Als de software op enig moment door een andere partij dan ICTU verder ontwikkeld en/of onderhouden zal worden, draagt het project zorg voor een beheerste overdracht. Beheerdocumentatie, broncode en testmiddelen zijn van dusdanige kwaliteit en compleetheid dat de andere partij de software efficiënt en effectief kan doorontwikkelen en/of onderhouden.
Afsluiting van een projectfase gebeurt expliciet en gecontroleerd: alle producten, zoals documentatie, broncode, referentiedata en credentials, die in de af te sluiten fase nodig waren of zijn opgeleverd, worden gearchiveerd. Indien er geen volgende fase is voorzien op korte termijn, dienen alle producten van de laptops van de projectmedewerkers verwijderd te worden.
Organisatie
Voordat ICTU een softwareontwikkelproject start, dat gaat werken conform de Kwaliteitsaanpak, maakt de beoogde ICTU-projectleider afspraken met de afdelingen ICTU Software Diensten (ISD) en ICTU Software Expertise (ISE) over de af te nemen dienstverlening.

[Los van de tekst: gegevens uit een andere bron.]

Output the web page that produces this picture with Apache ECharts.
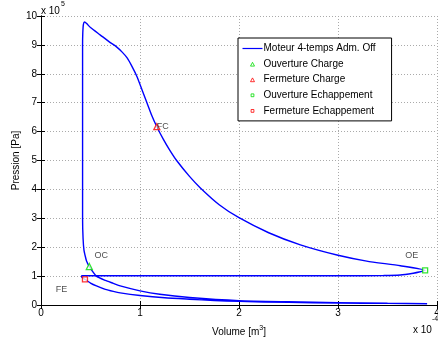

ICTU geeft de projecten de beschikking over eigen, afgeschermde digitale omgevingen, waarbinnen ze de door het project ontwikkelde software en tools kunnen installeren en waartoe op een beheerste manier toegang wordt verleend.
ICTU zorgt voor technische en functionele ondersteuning aan projecten bij het gebruik van alle verplichte tools.
ICTU beheert, onderhoudt en implementeert de Kwaliteitsaanpak en de kwaliteitsnormen. Aanpassingen zijn gebaseerd op praktijkervaring, nieuwe inzichten en nieuwe mogelijkheden voor meting en analyse. Iedere medewerker kan wijzigingsvoorstellen indienen bij ICTU. ICTU behandelt de wijzigingsvoorstellen, kiest de te nemen actie bij elk wijzigingsvoorstel en legt de wijzigingsvoorstellen en besluiten vast.
ICTU publiceert periodiek een nieuwe versie van de Kwaliteitsaanpak en/of de kwaliteitsnormen op een vaste, bekende locatie.
ICTU organiseert periodiek een gezamenlijke self-assessment ten aanzien van de Kwaliteitsaanpak die inzicht geeft in de huidige status van de Kwaliteitsaanpak en aanleiding kan geven tot het nemen van maatregelen om de Kwaliteitsaanpak en de ondersteuning daarvan door ICTU te verbeteren.